● **Prompt**:
In the material below, list every line carrying the string "diagram".

● **Stored data**:

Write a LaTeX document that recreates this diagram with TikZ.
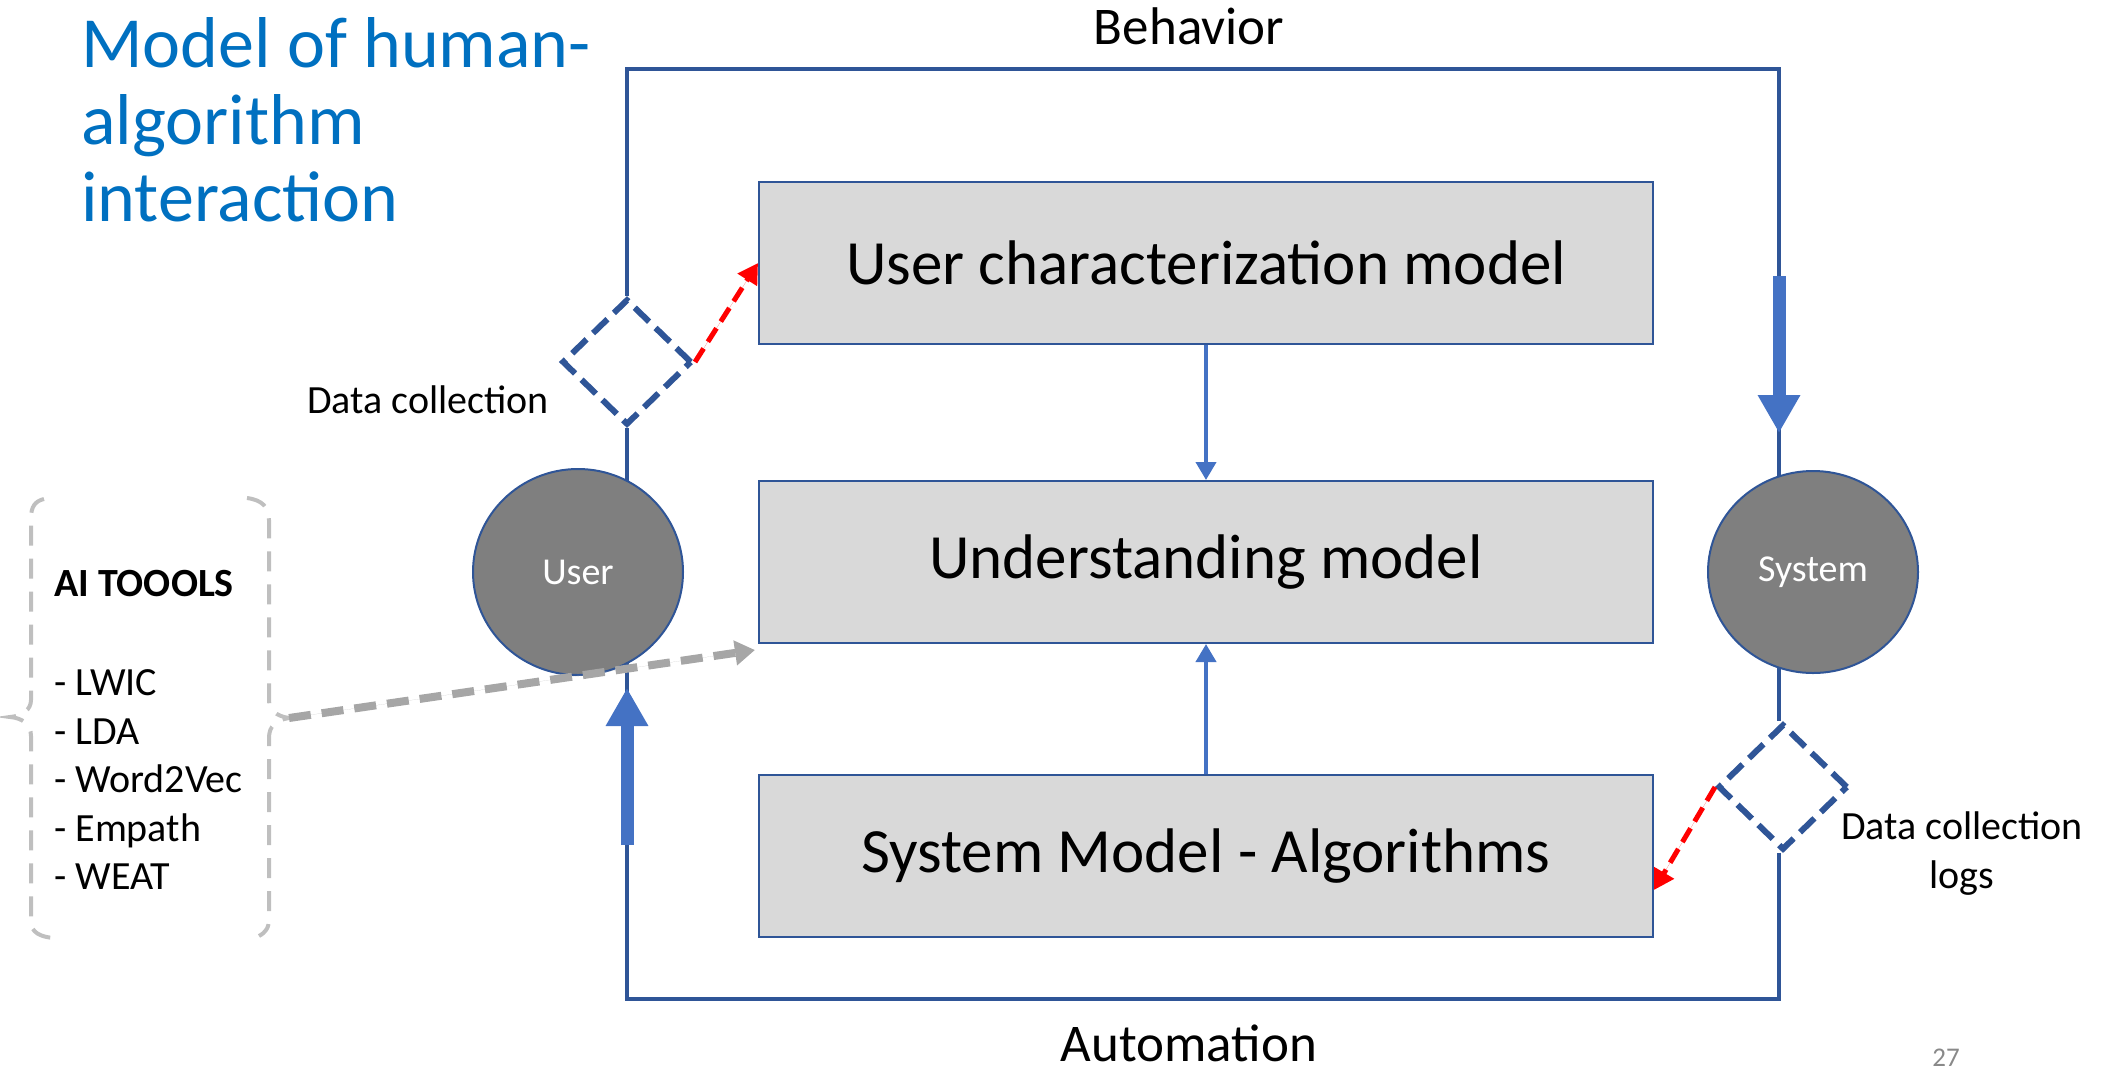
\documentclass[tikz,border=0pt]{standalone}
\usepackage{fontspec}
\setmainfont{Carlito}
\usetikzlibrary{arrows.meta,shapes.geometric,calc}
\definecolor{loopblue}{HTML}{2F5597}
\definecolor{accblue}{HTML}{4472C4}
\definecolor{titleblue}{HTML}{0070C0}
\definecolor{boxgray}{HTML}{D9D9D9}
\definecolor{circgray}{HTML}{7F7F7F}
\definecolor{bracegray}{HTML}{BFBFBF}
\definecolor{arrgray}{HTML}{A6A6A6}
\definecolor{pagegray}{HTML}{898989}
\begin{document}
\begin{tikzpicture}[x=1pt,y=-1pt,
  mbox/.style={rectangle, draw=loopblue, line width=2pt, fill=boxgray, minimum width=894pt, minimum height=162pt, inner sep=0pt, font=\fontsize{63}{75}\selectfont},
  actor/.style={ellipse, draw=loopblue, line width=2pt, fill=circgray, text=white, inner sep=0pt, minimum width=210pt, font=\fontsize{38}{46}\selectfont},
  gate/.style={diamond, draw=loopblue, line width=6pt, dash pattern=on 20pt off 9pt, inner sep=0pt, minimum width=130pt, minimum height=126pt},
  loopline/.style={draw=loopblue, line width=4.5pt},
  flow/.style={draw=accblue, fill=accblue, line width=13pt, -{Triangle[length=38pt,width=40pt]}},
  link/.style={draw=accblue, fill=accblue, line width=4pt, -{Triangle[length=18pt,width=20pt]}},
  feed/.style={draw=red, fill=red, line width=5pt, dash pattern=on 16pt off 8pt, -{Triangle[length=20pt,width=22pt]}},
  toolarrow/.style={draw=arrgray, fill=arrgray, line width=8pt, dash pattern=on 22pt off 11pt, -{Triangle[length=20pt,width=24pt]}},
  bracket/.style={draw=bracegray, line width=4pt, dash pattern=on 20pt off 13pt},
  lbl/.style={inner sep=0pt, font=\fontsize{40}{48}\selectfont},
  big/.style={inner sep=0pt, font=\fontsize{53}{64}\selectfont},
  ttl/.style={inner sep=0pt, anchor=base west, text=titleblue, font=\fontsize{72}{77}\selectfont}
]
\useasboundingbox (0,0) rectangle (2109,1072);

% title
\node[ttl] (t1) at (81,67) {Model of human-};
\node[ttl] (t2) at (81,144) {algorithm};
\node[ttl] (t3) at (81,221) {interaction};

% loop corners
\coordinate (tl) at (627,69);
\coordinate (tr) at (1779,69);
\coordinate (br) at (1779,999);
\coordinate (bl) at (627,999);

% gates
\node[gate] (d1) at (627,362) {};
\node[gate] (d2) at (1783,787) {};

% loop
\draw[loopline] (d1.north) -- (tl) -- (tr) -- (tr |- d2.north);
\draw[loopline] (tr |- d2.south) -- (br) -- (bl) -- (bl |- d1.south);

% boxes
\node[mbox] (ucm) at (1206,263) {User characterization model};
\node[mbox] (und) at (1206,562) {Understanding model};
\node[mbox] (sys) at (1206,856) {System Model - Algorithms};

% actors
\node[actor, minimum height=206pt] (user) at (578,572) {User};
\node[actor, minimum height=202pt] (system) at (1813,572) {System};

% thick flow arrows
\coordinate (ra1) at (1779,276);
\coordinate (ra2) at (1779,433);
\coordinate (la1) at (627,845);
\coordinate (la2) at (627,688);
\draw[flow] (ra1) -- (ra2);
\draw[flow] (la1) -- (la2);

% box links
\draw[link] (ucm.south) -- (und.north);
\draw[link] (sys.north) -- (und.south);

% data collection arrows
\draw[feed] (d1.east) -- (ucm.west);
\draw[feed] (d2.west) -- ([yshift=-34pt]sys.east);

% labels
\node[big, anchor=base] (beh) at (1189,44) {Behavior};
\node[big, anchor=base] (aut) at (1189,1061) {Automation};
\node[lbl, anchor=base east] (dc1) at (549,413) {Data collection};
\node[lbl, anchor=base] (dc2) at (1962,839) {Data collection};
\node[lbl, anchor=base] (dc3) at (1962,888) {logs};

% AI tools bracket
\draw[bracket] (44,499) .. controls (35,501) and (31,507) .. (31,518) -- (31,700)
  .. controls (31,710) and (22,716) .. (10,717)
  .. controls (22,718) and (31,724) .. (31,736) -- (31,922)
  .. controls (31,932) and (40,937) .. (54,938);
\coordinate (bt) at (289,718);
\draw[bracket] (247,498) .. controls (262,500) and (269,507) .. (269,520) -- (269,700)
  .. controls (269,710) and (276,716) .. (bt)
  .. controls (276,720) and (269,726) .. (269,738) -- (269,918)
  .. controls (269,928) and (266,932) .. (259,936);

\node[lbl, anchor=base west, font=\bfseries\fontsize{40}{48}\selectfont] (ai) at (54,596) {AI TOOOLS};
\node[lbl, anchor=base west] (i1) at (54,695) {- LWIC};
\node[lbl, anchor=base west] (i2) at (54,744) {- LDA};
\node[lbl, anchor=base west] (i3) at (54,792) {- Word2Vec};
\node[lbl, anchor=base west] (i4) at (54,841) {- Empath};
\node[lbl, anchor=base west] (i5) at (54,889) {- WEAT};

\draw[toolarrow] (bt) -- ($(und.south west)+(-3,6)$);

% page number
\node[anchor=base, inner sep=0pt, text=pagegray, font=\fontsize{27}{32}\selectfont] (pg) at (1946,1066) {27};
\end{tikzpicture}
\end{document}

==

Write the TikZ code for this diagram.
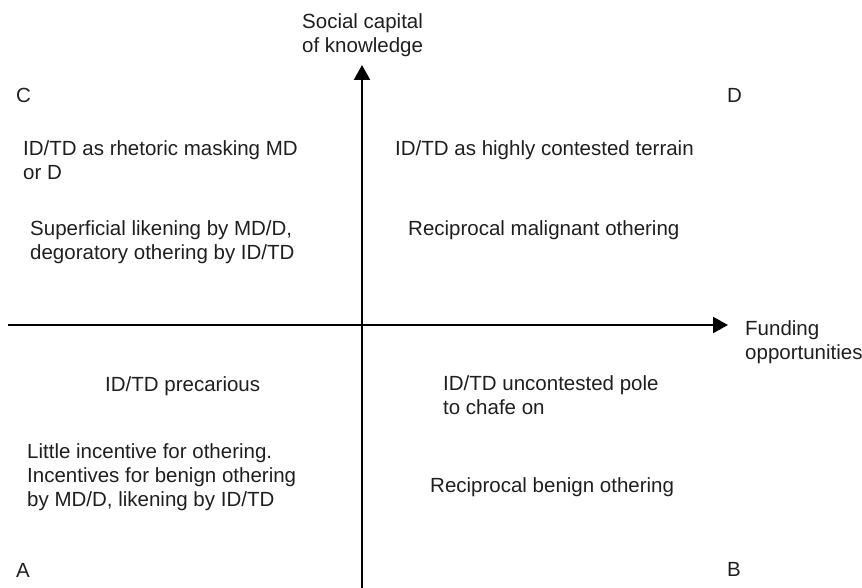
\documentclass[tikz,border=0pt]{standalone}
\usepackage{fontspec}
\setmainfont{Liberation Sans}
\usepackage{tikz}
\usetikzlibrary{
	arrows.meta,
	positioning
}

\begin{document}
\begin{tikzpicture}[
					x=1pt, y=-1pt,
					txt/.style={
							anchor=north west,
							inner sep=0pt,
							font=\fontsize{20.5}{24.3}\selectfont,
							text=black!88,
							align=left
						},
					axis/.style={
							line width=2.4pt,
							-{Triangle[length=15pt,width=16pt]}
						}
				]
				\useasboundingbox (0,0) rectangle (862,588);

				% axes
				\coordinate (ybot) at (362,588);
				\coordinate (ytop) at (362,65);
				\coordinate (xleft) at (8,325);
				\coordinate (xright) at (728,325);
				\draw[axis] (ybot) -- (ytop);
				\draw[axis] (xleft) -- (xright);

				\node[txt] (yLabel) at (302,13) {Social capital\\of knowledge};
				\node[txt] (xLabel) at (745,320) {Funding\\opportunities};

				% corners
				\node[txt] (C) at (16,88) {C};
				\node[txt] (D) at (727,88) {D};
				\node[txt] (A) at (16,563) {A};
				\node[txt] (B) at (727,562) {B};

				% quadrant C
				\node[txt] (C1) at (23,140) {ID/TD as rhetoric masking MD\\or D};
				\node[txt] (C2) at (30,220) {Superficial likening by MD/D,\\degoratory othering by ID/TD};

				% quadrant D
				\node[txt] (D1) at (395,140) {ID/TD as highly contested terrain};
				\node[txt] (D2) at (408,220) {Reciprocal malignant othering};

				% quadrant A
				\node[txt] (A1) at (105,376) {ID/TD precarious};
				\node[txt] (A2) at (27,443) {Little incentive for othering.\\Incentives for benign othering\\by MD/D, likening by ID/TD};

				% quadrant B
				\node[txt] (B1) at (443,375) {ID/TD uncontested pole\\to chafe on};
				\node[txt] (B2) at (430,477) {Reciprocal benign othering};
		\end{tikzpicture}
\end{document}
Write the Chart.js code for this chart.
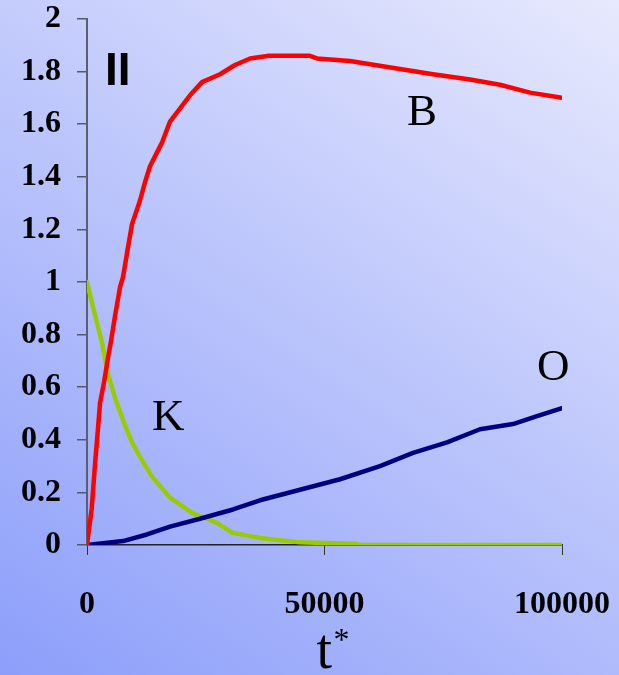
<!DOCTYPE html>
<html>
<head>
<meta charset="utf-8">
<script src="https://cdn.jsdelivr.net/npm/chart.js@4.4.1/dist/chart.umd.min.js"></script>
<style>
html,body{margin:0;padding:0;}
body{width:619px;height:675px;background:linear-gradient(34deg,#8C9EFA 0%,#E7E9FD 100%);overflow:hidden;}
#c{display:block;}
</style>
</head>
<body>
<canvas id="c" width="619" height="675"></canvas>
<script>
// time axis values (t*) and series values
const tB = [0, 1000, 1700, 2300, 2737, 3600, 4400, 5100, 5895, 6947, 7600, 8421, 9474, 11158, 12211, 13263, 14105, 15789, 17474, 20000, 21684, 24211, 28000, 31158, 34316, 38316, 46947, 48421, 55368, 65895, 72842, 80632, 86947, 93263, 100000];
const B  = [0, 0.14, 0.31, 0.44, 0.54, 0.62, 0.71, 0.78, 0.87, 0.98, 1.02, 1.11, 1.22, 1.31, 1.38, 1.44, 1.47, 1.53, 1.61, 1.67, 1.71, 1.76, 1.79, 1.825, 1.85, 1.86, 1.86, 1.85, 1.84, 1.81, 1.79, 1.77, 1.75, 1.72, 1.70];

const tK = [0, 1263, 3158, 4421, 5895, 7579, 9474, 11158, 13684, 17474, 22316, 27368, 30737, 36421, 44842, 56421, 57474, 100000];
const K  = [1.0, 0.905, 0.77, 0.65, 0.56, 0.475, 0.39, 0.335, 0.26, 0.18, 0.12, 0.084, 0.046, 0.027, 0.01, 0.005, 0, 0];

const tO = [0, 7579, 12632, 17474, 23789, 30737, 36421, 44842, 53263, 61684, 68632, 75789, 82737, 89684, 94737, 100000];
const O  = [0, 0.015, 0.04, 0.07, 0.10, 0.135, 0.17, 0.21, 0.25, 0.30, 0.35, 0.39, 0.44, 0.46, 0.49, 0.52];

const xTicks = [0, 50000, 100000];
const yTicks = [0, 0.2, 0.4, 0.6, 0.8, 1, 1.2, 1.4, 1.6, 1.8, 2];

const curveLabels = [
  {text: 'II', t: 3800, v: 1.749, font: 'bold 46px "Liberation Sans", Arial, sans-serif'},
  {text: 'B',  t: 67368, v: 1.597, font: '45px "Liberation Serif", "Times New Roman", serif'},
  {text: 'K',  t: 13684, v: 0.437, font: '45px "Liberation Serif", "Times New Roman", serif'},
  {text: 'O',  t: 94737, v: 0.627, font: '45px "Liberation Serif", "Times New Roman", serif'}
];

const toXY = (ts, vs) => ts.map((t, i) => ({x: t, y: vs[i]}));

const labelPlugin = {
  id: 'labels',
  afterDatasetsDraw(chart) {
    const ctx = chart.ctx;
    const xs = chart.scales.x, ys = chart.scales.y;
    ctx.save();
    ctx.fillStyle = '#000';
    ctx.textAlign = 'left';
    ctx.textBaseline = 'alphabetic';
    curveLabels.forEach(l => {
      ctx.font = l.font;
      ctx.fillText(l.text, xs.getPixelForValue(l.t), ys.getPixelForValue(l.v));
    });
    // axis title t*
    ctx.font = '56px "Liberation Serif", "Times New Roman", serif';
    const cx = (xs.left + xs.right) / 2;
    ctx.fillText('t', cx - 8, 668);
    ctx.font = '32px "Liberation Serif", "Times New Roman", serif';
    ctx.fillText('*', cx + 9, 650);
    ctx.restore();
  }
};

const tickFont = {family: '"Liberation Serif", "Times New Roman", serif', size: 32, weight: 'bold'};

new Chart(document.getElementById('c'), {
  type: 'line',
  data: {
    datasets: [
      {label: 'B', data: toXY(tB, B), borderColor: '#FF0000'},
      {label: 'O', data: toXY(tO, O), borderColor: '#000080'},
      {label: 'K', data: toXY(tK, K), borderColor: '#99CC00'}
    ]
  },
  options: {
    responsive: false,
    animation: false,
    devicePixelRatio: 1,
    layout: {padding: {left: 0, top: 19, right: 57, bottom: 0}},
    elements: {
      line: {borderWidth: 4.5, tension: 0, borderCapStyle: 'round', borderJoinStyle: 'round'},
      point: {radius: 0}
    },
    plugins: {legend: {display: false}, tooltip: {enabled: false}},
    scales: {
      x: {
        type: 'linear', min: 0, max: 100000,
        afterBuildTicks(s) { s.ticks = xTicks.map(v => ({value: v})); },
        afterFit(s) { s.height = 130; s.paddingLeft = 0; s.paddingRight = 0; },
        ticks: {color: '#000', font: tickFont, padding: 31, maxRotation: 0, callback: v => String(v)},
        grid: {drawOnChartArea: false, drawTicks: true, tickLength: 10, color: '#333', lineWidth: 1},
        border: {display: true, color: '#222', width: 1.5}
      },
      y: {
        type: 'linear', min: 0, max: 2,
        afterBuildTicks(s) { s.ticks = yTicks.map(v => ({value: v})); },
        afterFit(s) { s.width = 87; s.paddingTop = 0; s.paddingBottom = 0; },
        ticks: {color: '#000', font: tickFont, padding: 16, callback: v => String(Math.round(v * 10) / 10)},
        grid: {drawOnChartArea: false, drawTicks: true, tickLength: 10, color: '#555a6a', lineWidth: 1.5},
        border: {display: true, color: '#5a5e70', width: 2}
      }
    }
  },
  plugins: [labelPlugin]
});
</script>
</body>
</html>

● **Answer to this problem**:
Write a LaTeX document that recreates this diagram with TikZ.
Write the TikZ code for this diagram.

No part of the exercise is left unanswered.